Foram cinco dias intensos, o Memorial do Holocausto foi um dos lugares mais marcantes que eu já conheci na vida. Ele fica entre o Portão e a Rua Hannah Arendt.
Era inverno e eu estava naquele lugar que causa tristeza e melancolia. Fiquei sozinha no quarto que seria coletivo. Era apenas eu, o mundo e aquele lugar transbordando memória. Eu precisava aproveitar cada minuto.
Caminhei até um memorial sobre o Nazismo, Topografia do Terror é um lugar necessário – lembrar para não repetir – mesmo causando vertigem.
Finalizei meus dias de autoconhecimento misturado com aula in loco de história no Memorial do Muro de Berlim. Andei por todo o complexo, que ocupa alguns quarteirões, reflexiva e profundamente tocada por aquele espaço.
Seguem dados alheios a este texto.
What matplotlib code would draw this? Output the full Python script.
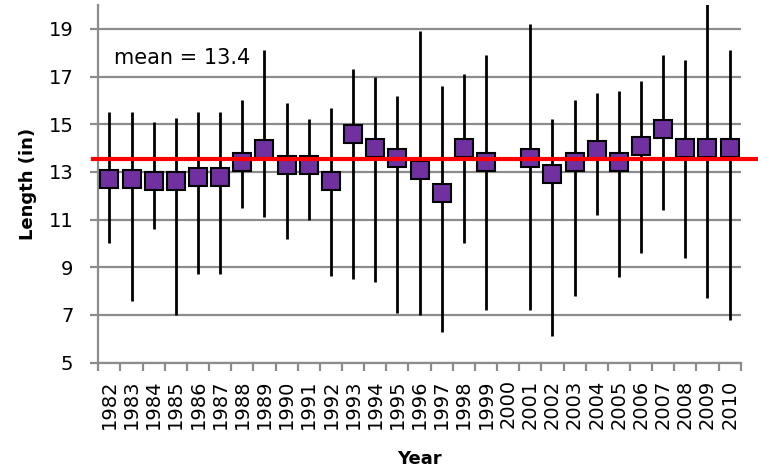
import numpy as np
import matplotlib
matplotlib.use('Agg')
import matplotlib.pyplot as plt

# Yearly length summary (square = mean, whisker = min..max)
years = [str(y) for y in range(1982, 2011)]
means = [12.7, 12.7, 12.6, 12.6, 12.8, 12.8, 13.4, 13.95, 13.3, 13.3,
         12.6, 14.6, 14.0, 13.6, 13.1, 12.1, 14.0, 13.4, np.nan, 13.6,
         12.9, 13.4, 13.9, 13.4, 14.1, 14.8, 14.0, 14.0, 14.0]
highs = [15.5, 15.5, 15.1, 15.25, 15.5, 15.5, 16.0, 18.1, 15.9, 15.2,
         15.7, 17.3, 17.0, 16.2, 18.9, 16.6, 17.1, 17.9, np.nan, 19.2,
         15.2, 16.0, 16.3, 16.4, 16.8, 17.9, 17.7, 20.2, 18.1]
lows = [10.0, 7.6, 10.6, 7.0, 8.7, 8.7, 11.5, 11.1, 10.2, 11.0,
        8.65, 8.5, 8.4, 7.1, 7.0, 6.3, 10.0, 7.2, np.nan, 7.2,
        6.1, 7.8, 11.2, 8.6, 9.6, 11.4, 9.4, 7.7, 6.8]
mean_line = 13.55
mean_label = "mean = 13.4"

plt.rcParams['font.family'] = ['DejaVu Sans']
grey = '#8c8c8c'

fig = plt.figure(figsize=(7.58, 4.72), dpi=100)
ax = fig.add_axes([0.1297, 0.2316, 0.8475, 0.7578])

x = np.arange(len(years))

ax.set_ylim(5, 20)
ax.set_xlim(-0.5, len(years) - 0.5)
ax.set_yticks(range(5, 20, 2))
ax.yaxis.grid(True, color=grey, linewidth=1.6)
ax.set_axisbelow(True)

ax.vlines(x, lows, highs, color='black', linewidth=2, zorder=2)
ax.plot(x, means, 's', markersize=12.5, markerfacecolor='#7030A0',
        markeredgecolor='black', markeredgewidth=1.5, linestyle='none',
        zorder=3)

# red mean line sticks out past the plot edges
ax.axhline(mean_line, xmin=-0.008, xmax=1.03, color='#ff0000',
           linewidth=3, zorder=4, clip_on=False)

ax.text(0.2, 17.52, mean_label, fontsize=15, va='baseline', ha='left')

for s in ['top', 'right']:
    ax.spines[s].set_visible(False)
for s in ['left', 'bottom']:
    ax.spines[s].set_color(grey)
    ax.spines[s].set_linewidth(1.6)

ax.set_xticks(x)
ax.set_xticklabels(years, rotation=90, fontsize=14)
ax.set_xticks(np.arange(-0.5, len(years), 1.0), minor=True)
ax.tick_params(axis='x', which='major', length=0, pad=12)
ax.tick_params(axis='x', which='minor', length=6, width=1.6, color=grey)
ax.tick_params(axis='y', length=6, width=1.6, color=grey, labelsize=14,
               pad=12)

ax.set_ylabel('Length (in)', fontsize=13, fontweight='bold', labelpad=8)
ax.set_xlabel('Year', fontsize=13, fontweight='bold', labelpad=15)

fig.savefig('out.png', dpi=100)
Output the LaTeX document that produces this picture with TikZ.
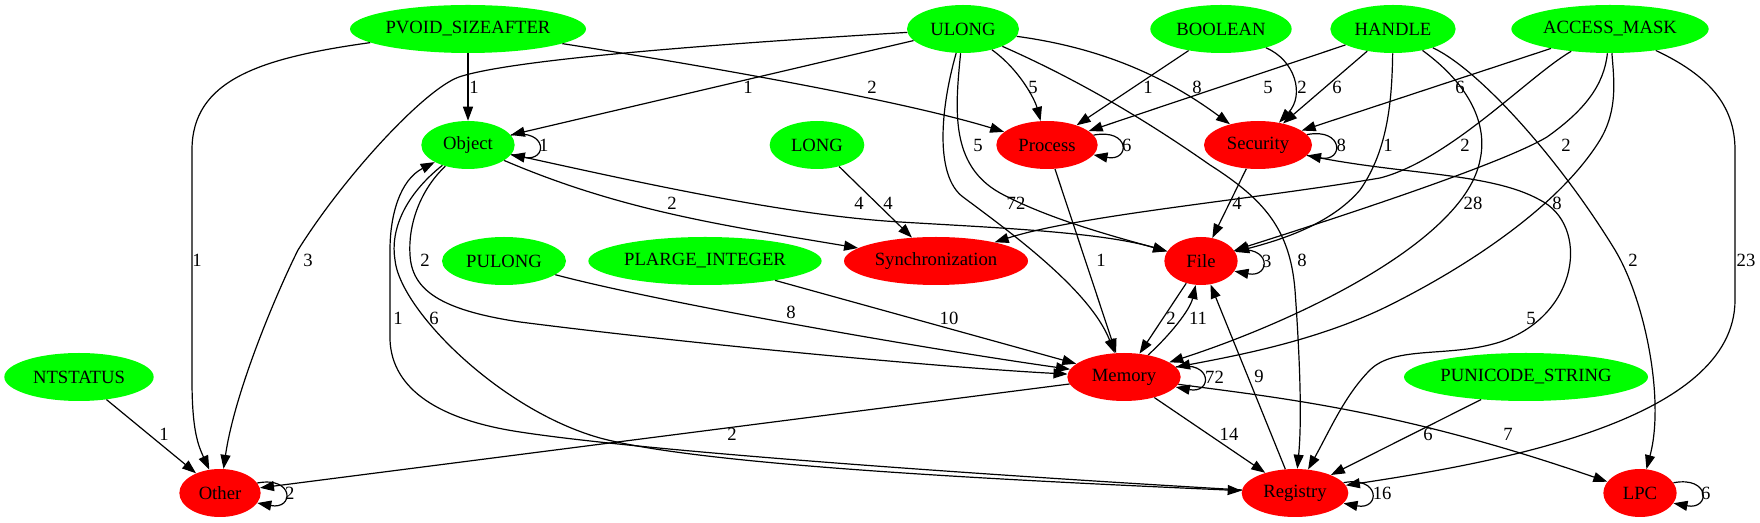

Pela curiosidade e oportunidade, não deixaria de passar no CheckPoint Charlie, um lugar que se tornou símbolo da Guerra Fria, representando a separação entre Alemanha oriental e Alemanha ocidental, mas confesso que achei a “cenografia” um tanto comercial, turística e quase teatral se comparada aos outros lugares que conheci. Pelo deslocamento, me dei de presente uma pausa para outro lámen.
Dizem que eu não cheguei nem perto do que é o melhor de Berlim, fui durante o inverno e sozinha. Aquele velho ditado de que nós fazemos o lugar nunca me fez tanto sentido, porque foi essa cidade que virou alguma chavinha de autoconhecimento aqui dentro. Ela me serviu de espelho, refletiu suas tristezas e suas belezas; seus muros e suas arestas.